Kyaw Kyaw knew the owner of the computer shop. Quietly, Jacob told his guide “I need some of those photos to disappear.” Kyaw Kyaw said he would see what he could do. The owner was already copying the photos from Jacob’s card to a computer. The owner told the police he would make them a CD.

Then, as suddenly as the frightening episode had begun, it was over. The police returned Jacob’s passport and bundled him into a truck bound for nearby Mandalay.

“Thank you very much,” the senior policeman told him. “Have a wonderful stay in our country.” Kyaw Kyaw came to the truck window and shook Jacob’s hand.“Don’t worry about the photos,” he whispered. “I have taken care of them.”

As the truck pulled away, Jacob glanced in the rear-view mirror. There was Kyaw Kyaw in the grip of the most fearsome interrogator.

Jacob talked with Kyaw Kyaw on the telephone a couple of days later.

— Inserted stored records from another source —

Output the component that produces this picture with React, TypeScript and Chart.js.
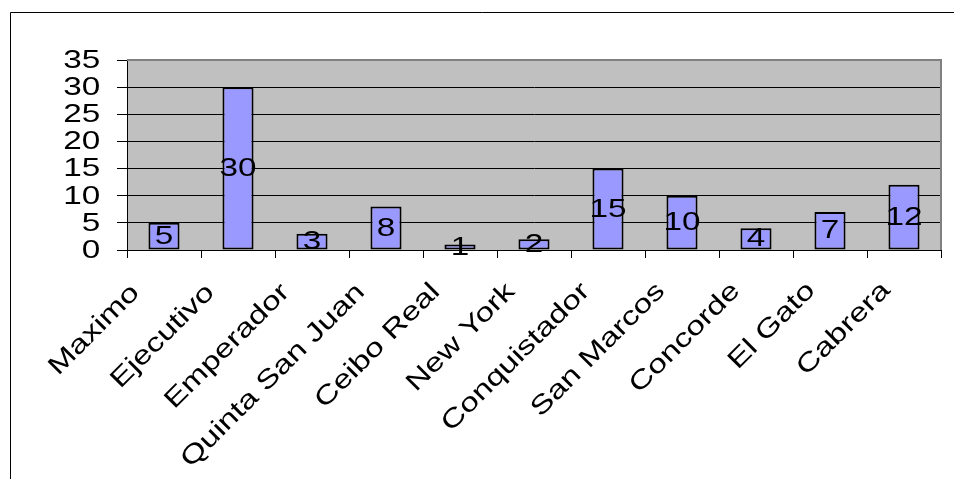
import React, { useEffect, useRef } from "react";
import { Chart, registerables } from "chart.js";

Chart.register(...registerables);

// Category names along the horizontal axis
const categories = [
  "Maximo",
  "Ejecutivo",
  "Emperador",
  "Quinta San Juan",
  "Ceibo Real",
  "New York",
  "Conquistador",
  "San Marcos",
  "Concorde",
  "El Gato",
  "Cabrera",
];

// Value per category
const counts = [5, 30, 3, 8, 1, 2, 15, 10, 4, 7, 12];

// Value axis range and step
const yMin = 0;
const yMax = 35;
const yStep = 5;

const FONT = '26px "Liberation Sans", Arial, sans-serif';
// glyphs are drawn wide, stretched along their baseline
const STRETCH = 1.28;
const CAP_HALF = 9.3;

function drawStretched(
  ctx: CanvasRenderingContext2D,
  text: string,
  x: number,
  y: number,
  align: CanvasTextAlign,
  angle = 0
) {
  ctx.save();
  ctx.translate(x, y);
  if (angle) ctx.rotate(angle);
  ctx.scale(STRETCH, 1);
  ctx.font = FONT;
  ctx.fillStyle = "#000";
  ctx.textAlign = align;
  ctx.textBaseline = "alphabetic";
  ctx.fillText(text, 0, 0);
  ctx.restore();
}

const decorPlugin = {
  id: "decor",
  beforeDraw(chart: any) {
    const { ctx, chartArea: a } = chart;
    ctx.save();
    ctx.fillStyle = "#ffffff";
    ctx.fillRect(0, 0, chart.width, chart.height);
    ctx.fillStyle = "#C0C0C0";
    ctx.fillRect(a.left, a.top, a.right - a.left, a.bottom - a.top);
    // outer frame around the chart object
    ctx.strokeStyle = "#000";
    ctx.lineWidth = 1;
    ctx.beginPath();
    ctx.moveTo(10.5, chart.height);
    ctx.lineTo(10.5, 12.5);
    ctx.lineTo(chart.width, 12.5);
    ctx.stroke();
    ctx.restore();
  },
  beforeDatasetsDraw(chart: any) {
    const { ctx, chartArea: a } = chart;
    ctx.save();
    ctx.strokeStyle = "#808080";
    ctx.lineWidth = 2;
    ctx.beginPath();
    ctx.moveTo(a.left, a.top);
    ctx.lineTo(a.right, a.top);
    ctx.lineTo(a.right, a.bottom);
    ctx.stroke();
    ctx.restore();
  },
  afterDatasetsDraw(chart: any) {
    const { ctx } = chart;
    const meta = chart.getDatasetMeta(0);
    meta.data.forEach((bar: any, i: number) => {
      const mid = (bar.y + bar.base) / 2;
      drawStretched(ctx, String(counts[i]), bar.x, mid - 1.7 + CAP_HALF, "center");
    });
  },
  afterDraw(chart: any) {
    const { ctx, chartArea: a } = chart;
    const yScale = chart.scales.y;
    const xScale = chart.scales.x;
    yScale.ticks.forEach((t: any) => {
      const y = yScale.getPixelForValue(t.value);
      drawStretched(ctx, String(t.value), a.left - 26.7, y - 1.4 + CAP_HALF, "right");
    });
    categories.forEach((name, i) => {
      const cx = xScale.getPixelForValue(i);
      const px = cx - 23.4 + 1.07 * i;
      const py = a.bottom + 43.9 - 0.24 * i;
      drawStretched(ctx, name, px, py, "right", -Math.PI / 4);
    });
  },
};

export default function App() {
  const canvasRef = useRef<HTMLCanvasElement | null>(null);

  useEffect(() => {
    const canvas = canvasRef.current;
    if (!canvas) return;
    const chart = new Chart(canvas, {
      type: "bar",
      data: {
        labels: categories,
        datasets: [
          {
            data: counts,
            backgroundColor: "#9999FF",
            borderColor: "#000000",
            borderWidth: 2,
            borderSkipped: false,
            barPercentage: 0.42,
            categoryPercentage: 1,
          },
        ],
      },
      options: {
        responsive: false,
        animation: false,
        devicePixelRatio: 1,
        layout: { padding: { left: 117, top: 60, right: 13, bottom: 221 } },
        plugins: {
          legend: { display: false },
          tooltip: { enabled: false },
        },
        scales: {
          x: {
            offset: true,
            grid: {
              offset: true,
              drawOnChartArea: false,
              drawTicks: true,
              tickLength: 8,
              color: "#000",
              lineWidth: 1,
            },
            border: { display: true, color: "#000", width: 1 },
            ticks: { display: false },
          },
          y: {
            min: yMin,
            max: yMax,
            ticks: { display: false, stepSize: yStep },
            grid: {
              drawTicks: true,
              tickLength: 10,
              color: (c: any) => (c.tick && c.tick.value === yMax ? "rgba(0,0,0,0)" : "#000"),
              tickColor: "#000",
              lineWidth: 1,
            },
            border: { display: true, color: "#000", width: 1 },
          },
        },
      },
      plugins: [decorPlugin],
    });
    return () => chart.destroy();
  }, []);

  return (
    <div style={{ position: "absolute", left: 0, top: 0, width: 954, height: 479 }}>
      <canvas ref={canvasRef} width={954} height={479} style={{ display: "block", width: 954, height: 479 }} />
    </div>
  );
}
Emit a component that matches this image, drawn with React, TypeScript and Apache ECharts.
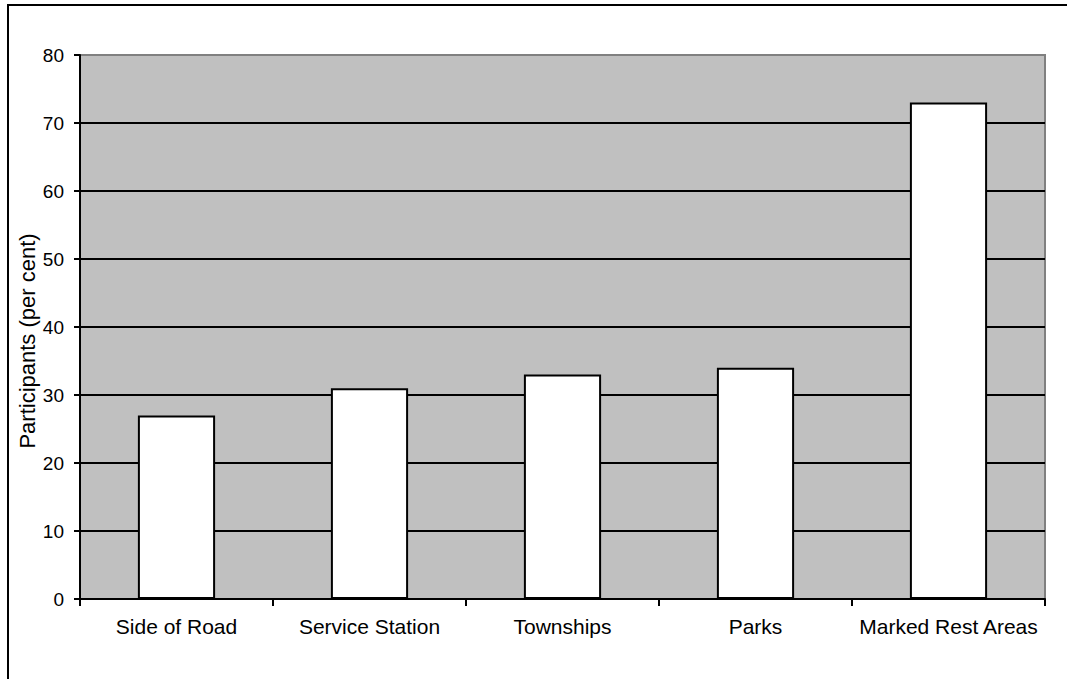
import React, { useEffect, useRef } from "react";
import * as echarts from "echarts";

const categories = ["Side of Road", "Service Station", "Townships", "Parks", "Marked Rest Areas"];
const values = [27, 31, 33, 34, 73];
const yAxisTitle = "Participants (per cent)";

export default function App() {
  const ref = useRef<HTMLDivElement>(null);
  useEffect(() => {
    if (!ref.current) return;
    const chart = echarts.init(ref.current, null, { renderer: "svg" });
    const font = "Liberation Sans, Arial, sans-serif";
    chart.setOption({
      animation: false,
      backgroundColor: "#ffffff",
      grid: {
        left: 80,
        top: 55,
        right: 22,
        bottom: 80,
        show: true,
        backgroundColor: "#c0c0c0",
        borderColor: "#808080",
        borderWidth: 2,
      },
      graphic: [
        {
          type: "rect",
          shape: { x: 8, y: 5, width: 1100, height: 720 },
          style: { fill: "none", stroke: "#000", lineWidth: 2 },
          z: 100,
          silent: true,
        },
        {
          type: "text",
          x: 27,
          y: 341,
          rotation: Math.PI / 2,
          style: {
            text: yAxisTitle,
            fontFamily: font,
            fontSize: 22,
            fill: "#000",
            align: "center",
            verticalAlign: "middle",
          },
        },
      ],
      xAxis: {
        type: "category",
        data: categories,
        axisLine: { lineStyle: { color: "#000", width: 2 } },
        axisTick: { show: true, interval: 0, alignWithLabel: false, length: 7, lineStyle: { color: "#000", width: 2 } },
        axisLabel: { color: "#000", fontFamily: font, fontSize: 21, margin: 17, interval: 0 },
        splitLine: { show: false },
      },
      yAxis: {
        type: "value",
        min: 0,
        max: 80,
        interval: 10,
        axisLine: { show: true, lineStyle: { color: "#000", width: 2 } },
        axisTick: { show: true, length: 6, lineStyle: { color: "#000", width: 2 } },
        axisLabel: { color: "#000", fontFamily: font, fontSize: 19, margin: 16 },
        splitLine: { show: true, showMaxLine: false, lineStyle: { color: "#000", width: 2 } },
      },
      series: [
        {
          type: "bar",
          data: values,
          barWidth: "40%",
          itemStyle: { color: "#ffffff", borderColor: "#000", borderWidth: 2 },
        },
      ],
    });
    return () => chart.dispose();
  }, []);
  return (
    <div
      ref={ref}
      style={{ position: "absolute", left: 0, top: 0, width: 1067, height: 679 }}
    />
  );
}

The guide said he was all right but needed money.

“I don’t know what happened to him after that,” Jacob says.

From Mandalay, Jacob went to Yangon but sensed he was being followed everywhere.“I’ve never felt so paranoid in my life,” he says.

Then he went to see one of his artist friends. Awaiting him there was a man who introduced himself as being from the tourism ministry.

“You shouldn’t have hired that guide,” the man said.

The paranoia spiked. How did this man know about Kyaw Kyaw? And how did he know where to find Jacob? And when?

A few days later, Jacob flew to Bangkok.

Now, three years later, he wants to go back to Myanmar someday.

“What happened to me didn’t put me off the country,” he says. “It just made me realize how important it is to be smart about doing journalism there.”

In the meantime, he is asking me to do him a favor: “If you get to Maymyo, can you see if Kyaw Kyaw is still there?”